Lyn Street, right, with Dave Wake, left, and Cassimir Narndu, the eldest son of Theodora Narndu (deceased) and elder of his country, which includes Kurdarntiga, July 2023.

“It’s two-and-a-half weeks in a 22-seater bus, from Melbourne over to Adelaide, up through the centre, Alice Springs and Uluru.

“Then we came up to Beswick Community and had a few days there. The idea is for young people to go into a community where we’ve been invited to go to and observe and make contact with people and friendships.
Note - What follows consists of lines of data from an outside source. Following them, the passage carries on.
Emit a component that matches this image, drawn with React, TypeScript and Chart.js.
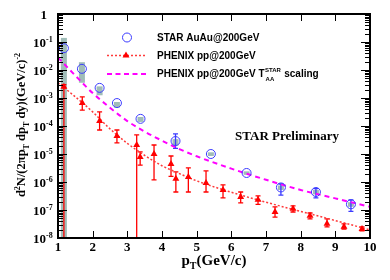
import React, { useEffect, useRef } from "react";
import { Chart, registerables } from "chart.js";
Chart.register(...registerables);

// ---------- STAR AuAu@200GeV ----------
const starPt = [1.17, 1.69, 2.2, 2.7, 3.38, 4.39, 5.41, 6.44, 7.43, 8.44, 9.45];
const starVal = [0.06, 0.011, 2.3e-3, 6.6e-4, 1.8e-4, 2.9e-5, 1e-5, 2.1e-6, 6.4e-7, 4.4e-7, 1.6e-7];
const starSysHigh = [0.14, 0.019, 2.6e-3, 7.2e-4, 2.1e-4, 3.4e-5, 1.15e-5, 2.4e-6, 7.5e-7, 5.2e-7, 1.9e-7];
const starSysLow = [1e-8, 3.5e-3, 1.25e-3, 4.6e-4, 1.4e-4, 2.0e-5, 8.5e-6, 1.8e-6, 5.2e-7, 3.6e-7, 1.3e-7];
const starStatHigh = [0.06, 0.011, 2.3e-3, 6.6e-4, 1.8e-4, 5.2e-5, 1e-5, 2.1e-6, 8.5e-7, 5.8e-7, 2.3e-7];
const starStatLow = [0.06, 0.011, 2.3e-3, 6.6e-4, 1.8e-4, 1.6e-5, 1e-5, 2.1e-6, 3.4e-7, 2.7e-7, 9e-8];

// ---------- PHENIX pp@200GeV ----------
const phxPt = [1.17, 1.7, 2.2, 2.7, 3.27, 3.37, 3.77, 4.26, 4.4, 4.76, 5.27, 5.76, 6.27, 6.77, 7.26, 7.78, 8.27, 8.76, 9.25, 9.77];
const phxVal = [2.5e-3, 6.6e-4, 1.5e-4, 4.4e-5, 2.1e-5, 7.8e-6, 1e-5, 4.4e-6, 1.3e-6, 1.5e-6, 9.3e-7, 5.2e-7, 2.9e-7, 2.3e-7, 8.5e-8, 1.1e-7, 6.2e-8, 3.2e-8, 2.5e-8, 2.1e-8];
const phxHigh = [3e-3, 1.1e-3, 3.2e-4, 7.2e-5, 4.8e-5, 1.2e-5, 2.1e-5, 8.5e-6, 2.3e-6, 3.2e-6, 2.5e-6, 7.9e-7, 4.4e-7, 3.2e-7, 1.3e-7, 1.4e-7, 7.8e-8, 4.8e-8, 3.2e-8, 2.5e-8];
const phxLow = [1e-8, 3.7e-4, 7.2e-5, 2.5e-5, 1e-8, 4e-6, 1.2e-6, 1.6e-6, 4.4e-7, 4.4e-7, 4.4e-7, 2.7e-7, 1.8e-7, 1.6e-7, 5.6e-8, 8.5e-8, 4.8e-8, 2.5e-8, 2.1e-8, 1.8e-8];

// ---------- fit curves ----------
const fitX = [1, 1.5, 2, 2.5, 3, 3.5, 4, 4.5, 5, 6, 7, 8, 9, 10];
const phxFit = [3.5e-3, 1.1e-3, 3.2e-4, 7.9e-5, 2.4e-5, 8.9e-6, 3.8e-6, 2.0e-6, 1.1e-6, 4.3e-7, 1.9e-7, 8.9e-8, 4.2e-8, 1.95e-8];
const taaFit = [2.8e-2, 6.3e-3, 1.5e-3, 4.5e-4, 1.5e-4, 6.3e-5, 3.0e-5, 1.5e-5, 8.3e-6, 3.0e-6, 1.2e-6, 5.2e-7, 2.6e-7, 1.3e-7];

// ---------- axes ----------
const xTicks = [1, 2, 3, 4, 5, 6, 7, 8, 9, 10];
const yTickValues = [1, 1e-1, 1e-2, 1e-3, 1e-4, 1e-5, 1e-6, 1e-7, 1e-8];
const yTickBase = ["1", "10", "10", "10", "10", "10", "10", "10", "10"];
const yTickExp = ["", "-1", "-2", "-3", "-4", "-5", "-6", "-7", "-8"];
const legendLabels = ["STAR AuAu@200GeV", "PHENIX pp@200GeV", "PHENIX pp@200GeV T"];

const SERIF = "'Liberation Serif', 'Times New Roman', serif";
const SANS = "'Liberation Sans', Arial, Helvetica, sans-serif";
const BLUE = "#3b3bff";
const RED = "#ff0000";
const REDFIT = "#ff3a3a";
const MAGENTA = "#ff00ff";
const GRAY = "rgba(150,182,176,0.9)";

type Part = [string, number, number, string?];

function drawParts(ctx: CanvasRenderingContext2D, parts: Part[], x: number, y: number, align: string) {
  let total = 0;
  const widths: number[] = [];
  for (const p of parts) {
    ctx.font = `bold ${p[1]}px ${p[3] || SERIF}`;
    const w = ctx.measureText(p[0]).width;
    widths.push(w);
    total += w;
  }
  let cx = align === "center" ? x - total / 2 : align === "right" ? x - total : x;
  ctx.textAlign = "left";
  ctx.textBaseline = "alphabetic";
  parts.forEach((p, i) => {
    ctx.font = `bold ${p[1]}px ${p[3] || SERIF}`;
    ctx.fillText(p[0], cx, y + p[2]);
    cx += widths[i];
  });
}

const decorPlugin = {
  id: "decor",
  beforeDatasetsDraw(chart: any) {
    const { ctx, chartArea: a } = chart;
    const xs = chart.scales.x;
    const ys = chart.scales.y;
    ctx.save();
    ctx.beginPath();
    ctx.rect(a.left, a.top, a.right - a.left, a.bottom - a.top);
    ctx.clip();
    ctx.fillStyle = GRAY;
    starPt.forEach((p, i) => {
      const X = xs.getPixelForValue(p);
      const y1 = ys.getPixelForValue(starSysHigh[i]);
      const y2 = ys.getPixelForValue(starSysLow[i]);
      ctx.fillRect(X - 3, y1, 6, y2 - y1);
    });
    const bar = (X: number, y1: number, y2: number, color: string, w: number) => {
      if (Math.abs(y2 - y1) < 0.5) return;
      ctx.strokeStyle = color;
      ctx.lineWidth = w;
      ctx.beginPath();
      ctx.moveTo(X, y1);
      ctx.lineTo(X, y2);
      ctx.moveTo(X - 2.5, y1);
      ctx.lineTo(X + 2.5, y1);
      ctx.moveTo(X - 2.5, y2);
      ctx.lineTo(X + 2.5, y2);
      ctx.stroke();
    };
    starPt.forEach((p, i) => {
      bar(xs.getPixelForValue(p), ys.getPixelForValue(starStatHigh[i]), ys.getPixelForValue(starStatLow[i]), BLUE, 1.3);
    });
    phxPt.forEach((p, i) => {
      bar(xs.getPixelForValue(p), ys.getPixelForValue(phxHigh[i]), ys.getPixelForValue(phxLow[i]), RED, 1.3);
    });
    ctx.restore();
  },
  afterDraw(chart: any) {
    const { ctx, chartArea: a } = chart;
    const xs = chart.scales.x;
    const ys = chart.scales.y;
    ctx.save();
    ctx.fillStyle = "#000";
    ctx.strokeStyle = "#000";
    ctx.lineWidth = 1;
    ctx.beginPath();
    xTicks.forEach((t) => {
      const X = Math.round(xs.getPixelForValue(t)) + 0.5;
      ctx.moveTo(X, a.bottom);
      ctx.lineTo(X, a.bottom - 7);
      ctx.moveTo(X, a.top);
      ctx.lineTo(X, a.top + 7);
    });
    yTickValues.forEach((v, i) => {
      const Y = Math.round(ys.getPixelForValue(v)) + 0.5;
      ctx.moveTo(a.left, Y);
      ctx.lineTo(a.left + 9, Y);
      ctx.moveTo(a.right, Y);
      ctx.lineTo(a.right - 9, Y);
      if (i < yTickValues.length - 1) {
        for (let k = 2; k <= 9; k++) {
          const Ym = Math.round(ys.getPixelForValue(yTickValues[i + 1] * k)) + 0.5;
          ctx.moveTo(a.left, Ym);
          ctx.lineTo(a.left + 5, Ym);
          ctx.moveTo(a.right, Ym);
          ctx.lineTo(a.right - 5, Ym);
        }
      }
    });
    ctx.stroke();
    ctx.lineWidth = 2;
    ctx.strokeRect(a.left, a.top, a.right - a.left, a.bottom - a.top);

    xTicks.forEach((t) => {
      drawParts(ctx, [[String(t), 13, 0]], xs.getPixelForValue(t), a.bottom + 13, "center");
    });
    yTickValues.forEach((v, i) => {
      const Y = ys.getPixelForValue(v);
      if (yTickExp[i] === "") {
        drawParts(ctx, [[yTickBase[i], 13, 0]], 47, Y + 5, "right");
      } else {
        drawParts(ctx, [[yTickBase[i], 13, 0], [yTickExp[i], 8, -5]], 33, Y + 5, "left");
      }
    });
    drawParts(ctx, [["p", 15, 0], ["T", 10, 4], ["(GeV/c)", 15, 0]], 214, a.bottom + 27, "center");
    ctx.save();
    ctx.translate(25, (a.top + a.bottom) / 2 - 1);
    ctx.rotate(-Math.PI / 2);
    drawParts(
      ctx,
      [
        ["d", 12.5, 0],
        ["2", 8, -5],
        ["N/(2\u03c0p", 12.5, 0],
        ["T", 8, 3.5],
        [" dp", 12.5, 0],
        ["T", 8, 3.5],
        [" dy)(GeV/c)", 12.5, 0],
        ["-2", 8, -5],
      ],
      0,
      0,
      "center"
    );
    ctx.restore();

    drawParts(ctx, [["STAR Preliminary", 13, 0]], 287, 140, "center");

    // legend
    ctx.strokeStyle = BLUE;
    ctx.lineWidth = 1;
    ctx.beginPath();
    ctx.arc(127, 37.5, 4.5, 0, Math.PI * 2);
    ctx.stroke();
    ctx.strokeStyle = REDFIT;
    ctx.lineWidth = 1.4;
    ctx.setLineDash([2, 2]);
    ctx.beginPath();
    ctx.moveTo(107, 55.5);
    ctx.lineTo(146, 55.5);
    ctx.stroke();
    ctx.setLineDash([]);
    ctx.fillStyle = RED;
    ctx.beginPath();
    ctx.moveTo(126, 51.5);
    ctx.lineTo(129.5, 57.5);
    ctx.lineTo(122.5, 57.5);
    ctx.closePath();
    ctx.fill();
    ctx.strokeStyle = MAGENTA;
    ctx.lineWidth = 2;
    ctx.setLineDash([5, 3.5]);
    ctx.beginPath();
    ctx.moveTo(107, 74);
    ctx.lineTo(147, 74);
    ctx.stroke();
    ctx.setLineDash([]);
    ctx.fillStyle = "#000";
    drawParts(ctx, [[legendLabels[0], 10, 0, SANS]], 157, 41, "left");
    drawParts(ctx, [[legendLabels[1], 10, 0, SANS]], 157, 59, "left");
    ctx.font = `bold 10px ${SANS}`;
    const w3 = ctx.measureText(legendLabels[2]).width;
    drawParts(ctx, [[legendLabels[2], 10, 0, SANS]], 157, 77, "left");
    drawParts(ctx, [["STAR", 6, -5, SANS]], 157 + w3 + 0.5, 77, "left");
    drawParts(ctx, [["AA", 6, 4, SANS]], 157 + w3 + 1, 77, "left");
    ctx.font = `bold 6px ${SANS}`;
    const wS = ctx.measureText("STAR").width;
    drawParts(ctx, [[" scaling", 10, 0, SANS]], 157 + w3 + wS + 1, 77, "left");
    ctx.restore();
  },
};

export default function App() {
  const ref = useRef<HTMLCanvasElement | null>(null);
  useEffect(() => {
    if (!ref.current) return;
    const chart = new Chart(ref.current, {
      type: "scatter",
      data: {
        datasets: [
          {
            label: "STAR AuAu@200GeV",
            data: starPt.map((x, i) => ({ x, y: starVal[i] })),
            pointStyle: "circle",
            pointRadius: 4.5,
            borderWidth: 1,
            borderColor: BLUE,
            backgroundColor: "rgba(0,0,0,0)",
            showLine: false,
            order: 1,
          },
          {
            label: "PHENIX pp@200GeV",
            data: phxPt.map((x, i) => ({ x, y: phxVal[i] })),
            pointStyle: "triangle",
            pointRadius: 4,
            borderWidth: 0,
            borderColor: RED,
            backgroundColor: RED,
            showLine: false,
            order: 2,
          },
          {
            label: "PHENIX fit",
            data: fitX.map((x, i) => ({ x, y: phxFit[i] })),
            showLine: true,
            pointRadius: 0,
            borderColor: REDFIT,
            backgroundColor: REDFIT,
            borderWidth: 1.5,
            borderDash: [2, 2],
            cubicInterpolationMode: "monotone",
            order: 3,
          },
          {
            label: "TAA scaling",
            data: fitX.map((x, i) => ({ x, y: taaFit[i] })),
            showLine: true,
            pointRadius: 0,
            borderColor: MAGENTA,
            backgroundColor: MAGENTA,
            borderWidth: 2,
            borderDash: [5, 4],
            cubicInterpolationMode: "monotone",
            order: 4,
          },
        ],
      },
      options: {
        responsive: false,
        animation: false,
        layout: { padding: { left: 58, right: 20, top: 14, bottom: 42 } },
        plugins: { legend: { display: false }, tooltip: { enabled: false } },
        scales: {
          x: { type: "linear", min: 1, max: 10, display: false },
          y: { type: "logarithmic", min: 1e-8, max: 1, display: false },
        },
      },
      plugins: [decorPlugin],
    } as any);
    return () => chart.destroy();
  }, []);
  return (
    <div style={{ position: "absolute", left: 0, top: 0, width: 390, height: 280, background: "#fff" }}>
      <canvas ref={ref} width={390} height={280} />
    </div>
  );
}
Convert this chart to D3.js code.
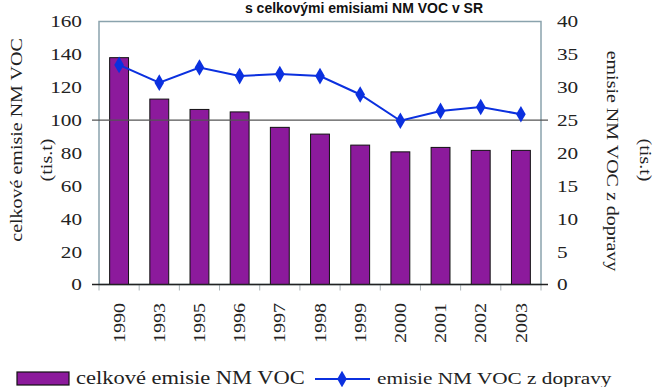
<!DOCTYPE html>
<html>
<head>
<meta charset="utf-8">
<script src="https://cdn.jsdelivr.net/npm/d3@7"></script>
<style>
  html, body { margin: 0; padding: 0; background: #fff; }
  svg { display: block; }
</style>
</head>
<body>
<svg id="chart" width="653" height="387"></svg>
<script>
// Years on the category axis
const years = ["1990", "1993", "1995", "1996", "1997", "1998", "1999", "2000", "2001", "2002", "2003"];
// Total NM VOC emissions (thousand t), left axis
const totalEmissions = [138, 112.8, 106.5, 105, 95.6, 91.5, 84.8, 80.7, 83.4, 81.6, 81.6];
// NM VOC emissions from transport (thousand t), right axis
const transportEmissions = [33.4, 30.7, 33.0, 31.7, 32.0, 31.7, 28.9, 24.9, 26.4, 27.0, 25.9];
// Tick labels
const leftTicks = [0, 20, 40, 60, 80, 100, 120, 140, 160];
const rightTicks = [0, 5, 10, 15, 20, 25, 30, 35, 40];

const svg = d3.select("#chart");
const SERIF = '"Liberation Serif"';
const WIDE = 1.25; // horizontal stretch of the serif lettering

const plot = { left: 99, right: 541, top: 21.5, bottom: 284.5 };

const x = d3.scaleBand().domain(years).range([plot.left, plot.right]).padding(0);
const yL = d3.scaleLinear().domain([0, 160]).range([plot.bottom, plot.top]);
const yR = d3.scaleLinear().domain([0, 40]).range([plot.bottom, plot.top]);

function serifText(sel, size) {
  return sel.style("font-family", SERIF).style("font-size", size + "px").attr("fill", "#222");
}

// Title line
svg.append("text")
  .attr("x", 364).attr("y", 13)
  .attr("text-anchor", "middle")
  .style("font-family", '"Liberation Sans"')
  .style("font-weight", "bold")
  .style("font-size", "14px")
  .attr("fill", "#111")
  .text("s celkovými emisiami NM VOC v SR");

// Plot frame
svg.append("rect")
  .attr("x", plot.left).attr("y", plot.top)
  .attr("width", plot.right - plot.left).attr("height", plot.bottom - plot.top)
  .attr("fill", "none").attr("stroke", "#8aa3ad").attr("stroke-width", 1.5);

// Category ticks below the axis
svg.append("g").selectAll("line")
  .data(years.concat(["end"]))
  .join("line")
  .attr("x1", (d, i) => plot.left + i * x.step())
  .attr("x2", (d, i) => plot.left + i * x.step())
  .attr("y1", plot.bottom).attr("y2", plot.bottom + 6)
  .attr("stroke", "#a9b4b8").attr("stroke-width", 1);

// Bars
svg.append("g").selectAll("rect")
  .data(totalEmissions)
  .join("rect")
  .attr("x", (d, i) => x(years[i]) + x.bandwidth() * 0.265)
  .attr("width", x.bandwidth() * 0.47)
  .attr("y", d => yL(d))
  .attr("height", d => yL(0) - yL(d))
  .attr("fill", "#8c1a9c")
  .attr("stroke", "#111").attr("stroke-width", 1);

// Reference lines at 100 (left) / 25 (right) and at zero
[100, 0].forEach(v => {
  svg.append("line")
    .attr("x1", plot.left - 7).attr("x2", plot.right + 7)
    .attr("y1", yL(v)).attr("y2", yL(v))
    .attr("stroke", v === 0 ? "#222" : "#555").attr("stroke-width", v === 0 ? 1.6 : 1.3);
});

// Transport emissions line
const line = d3.line()
  .x((d, i) => x(years[i]) + x.bandwidth() / 2)
  .y(d => yR(d));
svg.append("path")
  .datum(transportEmissions)
  .attr("d", line)
  .attr("fill", "none").attr("stroke", "#0b30df").attr("stroke-width", 2);

const diamond = d3.symbol().type(d3.symbolDiamond).size(80);
svg.append("g").selectAll("path")
  .data(transportEmissions)
  .join("path")
  .attr("d", diamond)
  .attr("transform", (d, i) => `translate(${x(years[i]) + x.bandwidth() / 2},${yR(d)})`)
  .attr("fill", "#0b30df");

// Left axis labels
const leftAxis = svg.append("g")
  .attr("transform", `translate(${plot.left - 17},0)`)
  .call(d3.axisLeft(yL).tickValues(leftTicks).tickSize(0).tickPadding(0));
leftAxis.select(".domain").remove();
serifText(leftAxis.selectAll("text"), 17).attr("transform", `scale(${WIDE},1)`);

// Right axis labels
const rightAxis = svg.append("g")
  .attr("transform", `translate(${plot.right + 16},0)`)
  .call(d3.axisRight(yR).tickValues(rightTicks).tickSize(0).tickPadding(0));
rightAxis.select(".domain").remove();
serifText(rightAxis.selectAll("text"), 17).attr("transform", `scale(${WIDE},1)`);

// Year labels, rotated
serifText(svg.append("g").selectAll("text")
  .data(years)
  .join("text")
  .attr("transform", d => `translate(${x(d) + x.bandwidth() / 2},303) rotate(-90) scale(${WIDE},1)`)
  .attr("text-anchor", "end")
  .attr("dy", "0.35em")
  .text(d => d), 16);

// Axis titles
function title(tx, ty, rot, str) {
  serifText(svg.append("text"), 16)
    .attr("transform", `translate(${tx},${ty}) rotate(${rot}) scale(${WIDE},1)`)
    .attr("text-anchor", "middle")
    .text(str);
}
title(22, 140, -90, "celkové emisie NM VOC");
title(52, 160, -90, "(tis.t)");
title(607, 161, 90, "emisie NM VOC z dopravy");
title(640, 160, 90, "(tis.t)");

// Legend
const legend = svg.append("g");
legend.append("rect")
  .attr("x", 17).attr("y", 372).attr("width", 52).attr("height", 13)
  .attr("fill", "#8c1a9c").attr("stroke", "#111").attr("stroke-width", 1.2);
serifText(legend.append("text"), 18)
  .attr("transform", `translate(76,384) scale(${WIDE},1)`)
  .text("celkové emisie NM VOC");
legend.append("line")
  .attr("x1", 315).attr("x2", 370).attr("y1", 379).attr("y2", 379)
  .attr("stroke", "#0b30df").attr("stroke-width", 2);
legend.append("path")
  .attr("d", diamond)
  .attr("transform", "translate(342,379)")
  .attr("fill", "#0b30df");
serifText(legend.append("text"), 17)
  .attr("transform", `translate(377,384) scale(${WIDE},1)`)
  .text("emisie NM VOC z dopravy");
</script>
</body>
</html>
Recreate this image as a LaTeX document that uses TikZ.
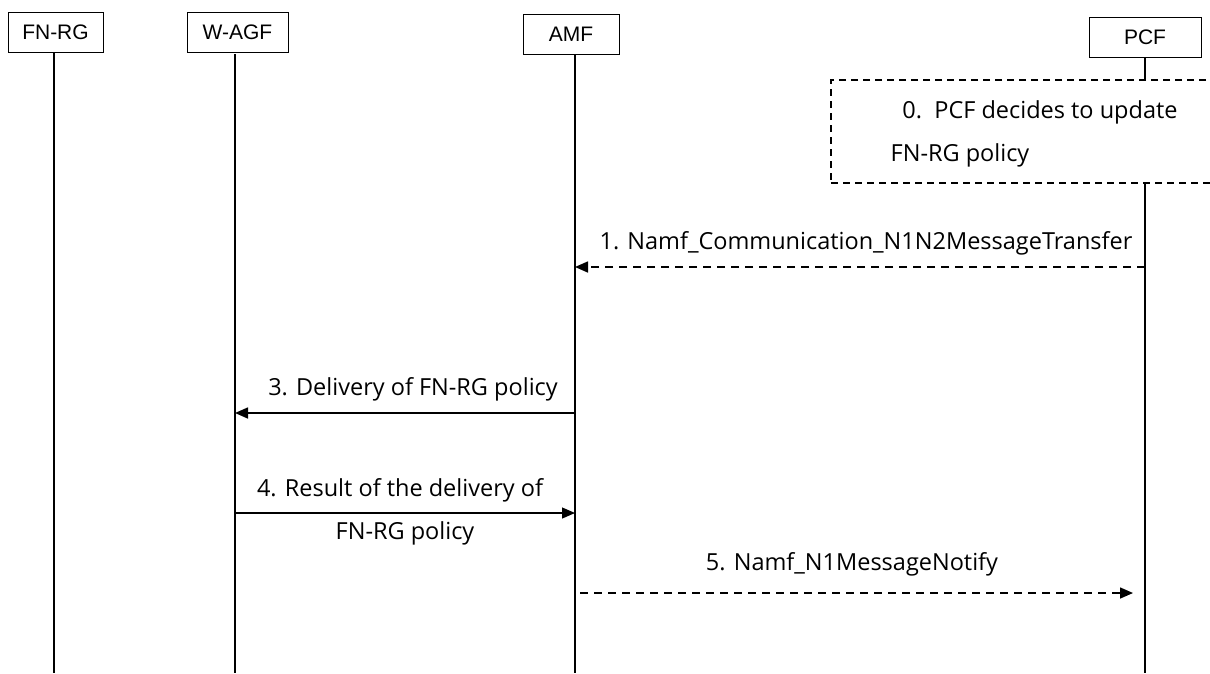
\documentclass[tikz,border=0pt]{standalone}
\usepackage{fontspec}
\setmainfont{Open Sans}
\newfontfamily\boxfont{Liberation Sans}
\usetikzlibrary{arrows.meta}
\begin{document}
\begin{tikzpicture}[x=1pt,y=-1pt,
  entity/.style={draw,line width=1pt,inner sep=0pt,minimum height=40pt,font=\boxfont\fontsize{21}{24}\selectfont},
  life/.style={line width=1.3pt},
  msg/.style={line width=1.6pt,-{Triangle[length=13pt,width=11pt]}},
  dmsg/.style={msg,dash pattern=on 8pt off 6pt},
  lbl/.style={font=\fontsize{23.5}{26}\selectfont,inner sep=0pt}]
\useasboundingbox (0,0) rectangle (1210,673);
\node[entity,minimum width=95pt] (fnrg) at (55.5,32) {FN-RG};
\node[entity,minimum width=101pt] (wagf) at (237.5,32) {W-AGF};
\node[entity,minimum width=96pt] (amf) at (571,34) {AMF};
\node[entity,minimum width=112pt] (pcf) at (1145,37) {PCF};
% lifelines
\coordinate (fnrgE) at (54,673);
\coordinate (wagfE) at (235,673);
\coordinate (amfE) at (575,673);
\coordinate (pcfE) at (1145,673);
\draw[life] (54,52) -- (fnrgE);
\draw[life] (235,54) -- (wagfE);
\draw[life] (575,54) -- (amfE);
% step 0 box
\node[draw,line width=1.3pt,dash pattern=on 7pt off 5pt,minimum width=400pt,minimum height=103pt,inner sep=0pt] (s0) at (1031,131.5) {};
\draw[life] (pcf.south) -- (1145,80);
\draw[life] (1145,183) -- (pcfE);
\node[lbl] (t0a) at (1040,112) {0.\ \ PCF decides to update};
\node[lbl] (t0b) at (960,155) {FN-RG policy};
% messages
\coordinate (m1s) at (1145,267); \coordinate (m1e) at (575,267);
\draw[dmsg] (m1s) -- (m1e);
\node[lbl] (t1) at (866,243) {1. Namf\_Communication\_N1N2MessageTransfer};
\coordinate (m3s) at (575,413); \coordinate (m3e) at (235,413);
\draw[msg] (m3s) -- (m3e);
\node[lbl] (t3) at (413,389) {3. Delivery of FN-RG policy};
\coordinate (m4s) at (235,513); \coordinate (m4e) at (575,513);
\draw[msg,line width=1.2pt] (m4s) -- (m4e);
\node[lbl] (t4a) at (400,490) {4. Result of the delivery of};
\node[lbl] (t4b) at (405,533) {FN-RG policy};
\coordinate (m5s) at (580,593); \coordinate (m5e) at (1133,593);
\draw[dmsg] (m5s) -- (m5e);
\node[lbl] (t5) at (852,564) {5. Namf\_N1MessageNotify};
\end{tikzpicture}
\end{document}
That was really good … Then we went over to Katherine and out to Wadeye.”

The group was supposed to camp for three nights at Kurdantiga beach, outside Wadeye, but the mosquitoes were so bad that after two nights, they had to leave.

“The guy who invited us out there even made a big sign that said, ‘Welcome to Kurdantiga’ because he was so pleased that Dave, this white man, keeps wanting to come back to see them,” Lyn says. “Those relationships are important for both sides.”

“That is one of the great joys of living there – trying to understand how they think and the way they care for one another.”

Lyn was very touched when she attended a funeral in Wadeye a few years ago and people she hadn’t seen for 20 years remembered her.

“A whole lot of us were walking down from the church to the cemetery and people would come up beside me and hold my hand, even though I hadn’t seen some of them for 20 years,” she says.

“More recently, I went back on this mission trip with the young people, just to recognise people, connect with people. That is one of the great joys of living there – trying to understand how they think and the way they care for one another.”

Jerilyn (Lyn & Chester’s daughter), centre, chatting during the 2015 MAD in the Outback tour.

Lyn said the main lesson she learned from her time in Wadeye was “to appreciate people for who they are and not necessarily how they look or how their place looks. Acceptance of the different ways of doing things. You just learn and appreciate people for who they are and what they bring into your life.”

The Nardu families at the Kurangtiga outstation where the group camped on the beach in 2019.

Lyn will travel north with her daughter Jerilyn for the dedication of the Murrinhpatha Mini Bible on 27 August. Bible Society Australia, which published the mini-Bible in 2021, hopes the dedication by Bishop Charles Gauche will help bring healing to the troubled community and will be a time of celebration and thanksgiving for what God has done over many decades to bring his message of love and hope to Murrinhpatha speakers and the wider Port Keats community.